> Written problem:
Retype the lines beneath this one, from the first through the line containing "import seaborn as sns". Pictures are left out.
— start —
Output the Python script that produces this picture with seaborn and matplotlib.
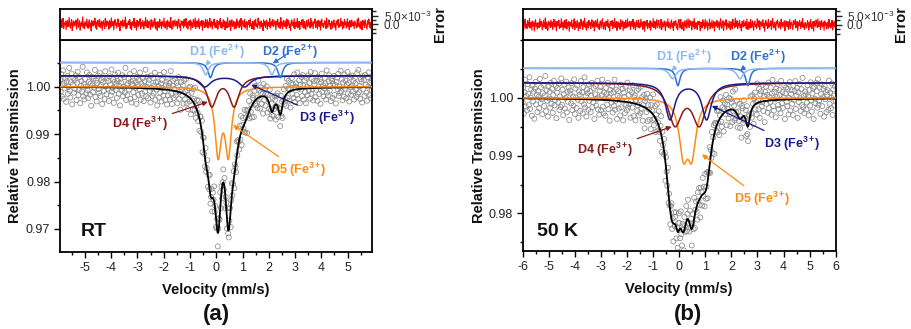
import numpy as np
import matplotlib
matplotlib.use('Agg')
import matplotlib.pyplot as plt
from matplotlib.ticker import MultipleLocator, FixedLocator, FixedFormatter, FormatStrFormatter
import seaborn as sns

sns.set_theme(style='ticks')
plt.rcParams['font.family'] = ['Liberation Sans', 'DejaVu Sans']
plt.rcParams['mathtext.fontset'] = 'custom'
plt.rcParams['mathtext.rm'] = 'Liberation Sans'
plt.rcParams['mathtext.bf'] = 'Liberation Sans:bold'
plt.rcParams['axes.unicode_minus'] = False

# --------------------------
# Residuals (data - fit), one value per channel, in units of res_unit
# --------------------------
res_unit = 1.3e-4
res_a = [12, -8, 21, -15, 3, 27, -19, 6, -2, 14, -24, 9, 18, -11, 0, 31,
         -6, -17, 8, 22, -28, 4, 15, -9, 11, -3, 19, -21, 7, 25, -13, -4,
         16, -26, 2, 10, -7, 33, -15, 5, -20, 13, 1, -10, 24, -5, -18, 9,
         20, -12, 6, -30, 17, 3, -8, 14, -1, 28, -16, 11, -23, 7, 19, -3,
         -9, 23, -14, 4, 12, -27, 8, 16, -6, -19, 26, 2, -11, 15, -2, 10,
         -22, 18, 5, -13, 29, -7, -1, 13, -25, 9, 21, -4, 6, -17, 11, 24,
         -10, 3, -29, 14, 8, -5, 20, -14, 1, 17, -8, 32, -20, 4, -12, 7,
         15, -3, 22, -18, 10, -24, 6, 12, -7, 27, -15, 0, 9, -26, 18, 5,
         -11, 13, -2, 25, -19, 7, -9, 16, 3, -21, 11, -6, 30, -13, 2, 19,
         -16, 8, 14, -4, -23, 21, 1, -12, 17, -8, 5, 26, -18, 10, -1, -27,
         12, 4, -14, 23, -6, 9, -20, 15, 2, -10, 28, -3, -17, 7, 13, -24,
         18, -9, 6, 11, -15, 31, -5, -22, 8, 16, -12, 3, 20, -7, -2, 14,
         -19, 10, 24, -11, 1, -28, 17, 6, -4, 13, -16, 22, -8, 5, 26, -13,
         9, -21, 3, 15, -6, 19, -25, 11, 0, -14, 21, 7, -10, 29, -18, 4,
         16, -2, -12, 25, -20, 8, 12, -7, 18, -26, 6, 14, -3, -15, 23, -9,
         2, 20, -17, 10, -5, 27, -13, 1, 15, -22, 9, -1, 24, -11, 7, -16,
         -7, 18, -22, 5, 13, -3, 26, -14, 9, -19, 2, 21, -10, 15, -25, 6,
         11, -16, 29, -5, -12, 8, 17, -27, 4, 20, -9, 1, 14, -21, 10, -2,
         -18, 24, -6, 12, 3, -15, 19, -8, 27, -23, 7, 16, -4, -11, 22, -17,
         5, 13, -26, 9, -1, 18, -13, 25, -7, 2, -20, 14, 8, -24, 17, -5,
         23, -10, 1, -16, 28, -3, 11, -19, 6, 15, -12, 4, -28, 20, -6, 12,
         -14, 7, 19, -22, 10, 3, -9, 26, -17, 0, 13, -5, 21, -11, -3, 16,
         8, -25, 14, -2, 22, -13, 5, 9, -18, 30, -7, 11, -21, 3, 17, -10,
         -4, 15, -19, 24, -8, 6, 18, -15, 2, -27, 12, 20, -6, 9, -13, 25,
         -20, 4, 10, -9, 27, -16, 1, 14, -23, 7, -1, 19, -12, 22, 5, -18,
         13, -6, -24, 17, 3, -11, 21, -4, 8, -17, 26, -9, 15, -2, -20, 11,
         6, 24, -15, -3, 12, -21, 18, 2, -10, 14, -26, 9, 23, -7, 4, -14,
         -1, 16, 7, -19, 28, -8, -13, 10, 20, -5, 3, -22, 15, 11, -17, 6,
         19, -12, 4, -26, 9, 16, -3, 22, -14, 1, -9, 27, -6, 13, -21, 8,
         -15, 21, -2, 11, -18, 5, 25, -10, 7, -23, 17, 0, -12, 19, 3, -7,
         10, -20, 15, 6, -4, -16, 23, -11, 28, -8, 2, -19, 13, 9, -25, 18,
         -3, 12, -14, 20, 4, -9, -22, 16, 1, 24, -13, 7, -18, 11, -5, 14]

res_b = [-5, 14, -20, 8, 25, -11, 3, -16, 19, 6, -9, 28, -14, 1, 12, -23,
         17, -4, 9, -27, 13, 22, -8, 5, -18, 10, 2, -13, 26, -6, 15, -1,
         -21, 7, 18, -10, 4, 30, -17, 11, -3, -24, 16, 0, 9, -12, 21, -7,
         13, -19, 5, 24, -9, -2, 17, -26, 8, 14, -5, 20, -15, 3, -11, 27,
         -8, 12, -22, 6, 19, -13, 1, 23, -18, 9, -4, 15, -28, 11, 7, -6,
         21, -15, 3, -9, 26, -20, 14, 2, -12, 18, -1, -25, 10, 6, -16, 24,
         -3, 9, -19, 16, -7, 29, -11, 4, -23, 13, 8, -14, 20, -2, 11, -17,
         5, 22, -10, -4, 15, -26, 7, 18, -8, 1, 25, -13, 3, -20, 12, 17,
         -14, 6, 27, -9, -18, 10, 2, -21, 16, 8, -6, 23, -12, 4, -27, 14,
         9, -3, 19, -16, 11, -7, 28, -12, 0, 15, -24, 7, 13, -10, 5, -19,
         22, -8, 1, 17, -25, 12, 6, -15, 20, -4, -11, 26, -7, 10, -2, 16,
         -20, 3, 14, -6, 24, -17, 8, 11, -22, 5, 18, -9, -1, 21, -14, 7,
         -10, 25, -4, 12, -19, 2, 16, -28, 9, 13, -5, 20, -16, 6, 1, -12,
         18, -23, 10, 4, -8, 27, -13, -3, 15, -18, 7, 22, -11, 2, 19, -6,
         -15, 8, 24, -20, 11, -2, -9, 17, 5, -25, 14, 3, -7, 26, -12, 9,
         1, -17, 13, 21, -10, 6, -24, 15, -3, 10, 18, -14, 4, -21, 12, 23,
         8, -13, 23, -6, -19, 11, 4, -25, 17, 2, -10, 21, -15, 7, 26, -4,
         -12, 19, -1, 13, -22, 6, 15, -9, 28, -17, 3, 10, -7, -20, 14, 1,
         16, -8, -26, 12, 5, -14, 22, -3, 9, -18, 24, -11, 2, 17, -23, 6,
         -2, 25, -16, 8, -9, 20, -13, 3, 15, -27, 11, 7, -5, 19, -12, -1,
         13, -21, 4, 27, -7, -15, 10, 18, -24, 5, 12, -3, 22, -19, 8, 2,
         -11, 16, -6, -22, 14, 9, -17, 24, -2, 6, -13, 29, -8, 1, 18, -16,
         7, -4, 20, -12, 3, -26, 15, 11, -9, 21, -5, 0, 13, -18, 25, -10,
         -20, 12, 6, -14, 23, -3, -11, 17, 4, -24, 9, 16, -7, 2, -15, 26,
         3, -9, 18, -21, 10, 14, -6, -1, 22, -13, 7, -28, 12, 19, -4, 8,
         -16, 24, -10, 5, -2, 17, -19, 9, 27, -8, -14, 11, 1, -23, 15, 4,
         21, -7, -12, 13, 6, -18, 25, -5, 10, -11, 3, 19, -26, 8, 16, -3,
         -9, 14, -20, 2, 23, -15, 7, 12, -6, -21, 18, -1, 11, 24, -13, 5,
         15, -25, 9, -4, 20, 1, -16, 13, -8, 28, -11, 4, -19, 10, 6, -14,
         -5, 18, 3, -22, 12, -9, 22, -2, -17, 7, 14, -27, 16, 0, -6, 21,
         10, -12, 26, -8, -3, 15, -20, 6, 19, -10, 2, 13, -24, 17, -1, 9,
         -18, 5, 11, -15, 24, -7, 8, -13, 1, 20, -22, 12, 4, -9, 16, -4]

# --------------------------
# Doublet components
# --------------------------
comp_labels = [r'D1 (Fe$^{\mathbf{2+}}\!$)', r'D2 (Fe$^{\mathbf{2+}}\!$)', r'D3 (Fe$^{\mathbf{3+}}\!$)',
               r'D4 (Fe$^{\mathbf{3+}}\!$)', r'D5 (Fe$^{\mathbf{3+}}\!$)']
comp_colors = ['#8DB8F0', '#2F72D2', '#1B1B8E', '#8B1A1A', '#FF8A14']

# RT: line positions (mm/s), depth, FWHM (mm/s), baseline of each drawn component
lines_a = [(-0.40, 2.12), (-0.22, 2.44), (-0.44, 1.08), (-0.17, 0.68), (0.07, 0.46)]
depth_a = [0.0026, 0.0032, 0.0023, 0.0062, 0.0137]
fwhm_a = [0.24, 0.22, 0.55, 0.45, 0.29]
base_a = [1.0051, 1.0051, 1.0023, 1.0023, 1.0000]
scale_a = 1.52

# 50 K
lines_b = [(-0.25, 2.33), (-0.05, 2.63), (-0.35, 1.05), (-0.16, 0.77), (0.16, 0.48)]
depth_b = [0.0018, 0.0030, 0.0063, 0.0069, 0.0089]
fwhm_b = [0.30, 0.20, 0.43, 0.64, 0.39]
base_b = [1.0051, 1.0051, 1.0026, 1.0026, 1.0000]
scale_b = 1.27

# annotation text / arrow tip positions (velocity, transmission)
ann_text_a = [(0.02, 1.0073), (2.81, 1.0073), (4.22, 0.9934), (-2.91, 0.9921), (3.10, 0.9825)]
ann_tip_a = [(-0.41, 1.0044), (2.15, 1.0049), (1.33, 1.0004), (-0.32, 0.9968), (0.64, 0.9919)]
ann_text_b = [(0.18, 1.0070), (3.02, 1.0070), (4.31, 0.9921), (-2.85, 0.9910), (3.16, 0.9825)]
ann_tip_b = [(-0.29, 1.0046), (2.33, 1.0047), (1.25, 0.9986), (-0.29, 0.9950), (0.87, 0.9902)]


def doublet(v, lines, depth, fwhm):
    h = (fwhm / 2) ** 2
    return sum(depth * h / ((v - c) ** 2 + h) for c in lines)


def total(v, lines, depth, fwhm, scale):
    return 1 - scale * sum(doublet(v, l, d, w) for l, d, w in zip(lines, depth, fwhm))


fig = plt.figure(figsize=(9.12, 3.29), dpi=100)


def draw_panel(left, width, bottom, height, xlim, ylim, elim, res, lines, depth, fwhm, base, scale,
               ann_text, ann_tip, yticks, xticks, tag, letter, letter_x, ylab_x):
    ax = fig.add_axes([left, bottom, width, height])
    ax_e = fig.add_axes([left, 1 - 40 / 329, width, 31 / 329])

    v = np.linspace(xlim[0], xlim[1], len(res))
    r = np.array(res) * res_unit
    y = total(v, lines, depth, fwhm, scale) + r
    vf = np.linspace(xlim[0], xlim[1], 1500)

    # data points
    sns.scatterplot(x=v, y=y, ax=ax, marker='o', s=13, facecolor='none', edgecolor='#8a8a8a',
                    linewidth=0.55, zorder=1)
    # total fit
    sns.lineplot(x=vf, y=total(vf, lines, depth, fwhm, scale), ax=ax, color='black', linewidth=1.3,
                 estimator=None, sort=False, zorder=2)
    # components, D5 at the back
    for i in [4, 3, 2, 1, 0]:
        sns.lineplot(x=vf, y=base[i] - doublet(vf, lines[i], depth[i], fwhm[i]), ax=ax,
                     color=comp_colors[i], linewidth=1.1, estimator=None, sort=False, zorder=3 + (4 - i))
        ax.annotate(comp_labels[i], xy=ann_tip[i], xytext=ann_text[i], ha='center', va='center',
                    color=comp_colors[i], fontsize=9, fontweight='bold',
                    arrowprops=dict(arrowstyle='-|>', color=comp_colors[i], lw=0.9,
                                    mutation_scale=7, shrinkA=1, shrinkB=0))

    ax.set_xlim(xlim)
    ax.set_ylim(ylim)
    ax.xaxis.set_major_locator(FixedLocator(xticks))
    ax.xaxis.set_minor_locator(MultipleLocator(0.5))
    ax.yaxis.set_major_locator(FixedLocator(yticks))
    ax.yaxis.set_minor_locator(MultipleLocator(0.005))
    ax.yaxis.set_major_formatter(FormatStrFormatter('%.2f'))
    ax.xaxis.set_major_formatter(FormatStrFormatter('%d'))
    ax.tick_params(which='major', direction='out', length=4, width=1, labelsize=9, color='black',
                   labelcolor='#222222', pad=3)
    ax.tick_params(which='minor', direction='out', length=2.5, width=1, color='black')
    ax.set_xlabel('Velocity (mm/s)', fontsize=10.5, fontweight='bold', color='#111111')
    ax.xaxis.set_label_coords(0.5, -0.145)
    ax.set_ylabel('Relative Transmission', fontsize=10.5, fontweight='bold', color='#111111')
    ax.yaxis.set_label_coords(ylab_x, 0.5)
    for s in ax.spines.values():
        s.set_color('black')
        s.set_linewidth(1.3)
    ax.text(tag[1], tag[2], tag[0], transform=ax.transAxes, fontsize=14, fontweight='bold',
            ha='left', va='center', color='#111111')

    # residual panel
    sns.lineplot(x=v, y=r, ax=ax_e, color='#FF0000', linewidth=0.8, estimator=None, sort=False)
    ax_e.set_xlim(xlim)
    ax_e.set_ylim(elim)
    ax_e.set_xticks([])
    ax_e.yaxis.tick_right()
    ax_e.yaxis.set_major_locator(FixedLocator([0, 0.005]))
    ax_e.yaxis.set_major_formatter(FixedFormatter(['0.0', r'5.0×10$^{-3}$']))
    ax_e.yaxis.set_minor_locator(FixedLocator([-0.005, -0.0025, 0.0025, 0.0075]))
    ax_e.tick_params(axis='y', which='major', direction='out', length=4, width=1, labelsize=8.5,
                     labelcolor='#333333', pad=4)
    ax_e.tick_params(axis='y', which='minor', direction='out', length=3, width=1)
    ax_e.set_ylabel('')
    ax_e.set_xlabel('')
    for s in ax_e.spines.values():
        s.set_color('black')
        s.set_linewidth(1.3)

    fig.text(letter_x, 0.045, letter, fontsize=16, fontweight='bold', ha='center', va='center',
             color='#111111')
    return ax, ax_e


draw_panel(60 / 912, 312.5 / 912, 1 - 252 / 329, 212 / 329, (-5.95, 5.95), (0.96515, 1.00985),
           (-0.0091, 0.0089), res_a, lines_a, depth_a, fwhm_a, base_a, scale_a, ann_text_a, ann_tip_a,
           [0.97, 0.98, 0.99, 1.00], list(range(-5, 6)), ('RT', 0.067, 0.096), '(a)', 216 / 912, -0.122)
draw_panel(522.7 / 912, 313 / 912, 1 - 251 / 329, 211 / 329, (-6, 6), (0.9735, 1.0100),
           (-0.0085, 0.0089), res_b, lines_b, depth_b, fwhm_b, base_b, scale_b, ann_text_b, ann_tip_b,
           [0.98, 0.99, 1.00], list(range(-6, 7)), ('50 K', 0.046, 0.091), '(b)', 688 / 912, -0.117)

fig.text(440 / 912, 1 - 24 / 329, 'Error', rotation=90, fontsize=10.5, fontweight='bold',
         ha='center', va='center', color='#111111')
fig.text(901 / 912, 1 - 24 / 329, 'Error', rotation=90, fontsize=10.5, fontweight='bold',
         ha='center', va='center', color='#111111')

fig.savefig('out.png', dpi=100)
— end —
> Solved exercise:
Output the Python script that produces this picture with seaborn and matplotlib.
import numpy as np
import matplotlib
matplotlib.use('Agg')
import matplotlib.pyplot as plt
from matplotlib.ticker import MultipleLocator, FixedLocator, FixedFormatter, FormatStrFormatter
import seaborn as sns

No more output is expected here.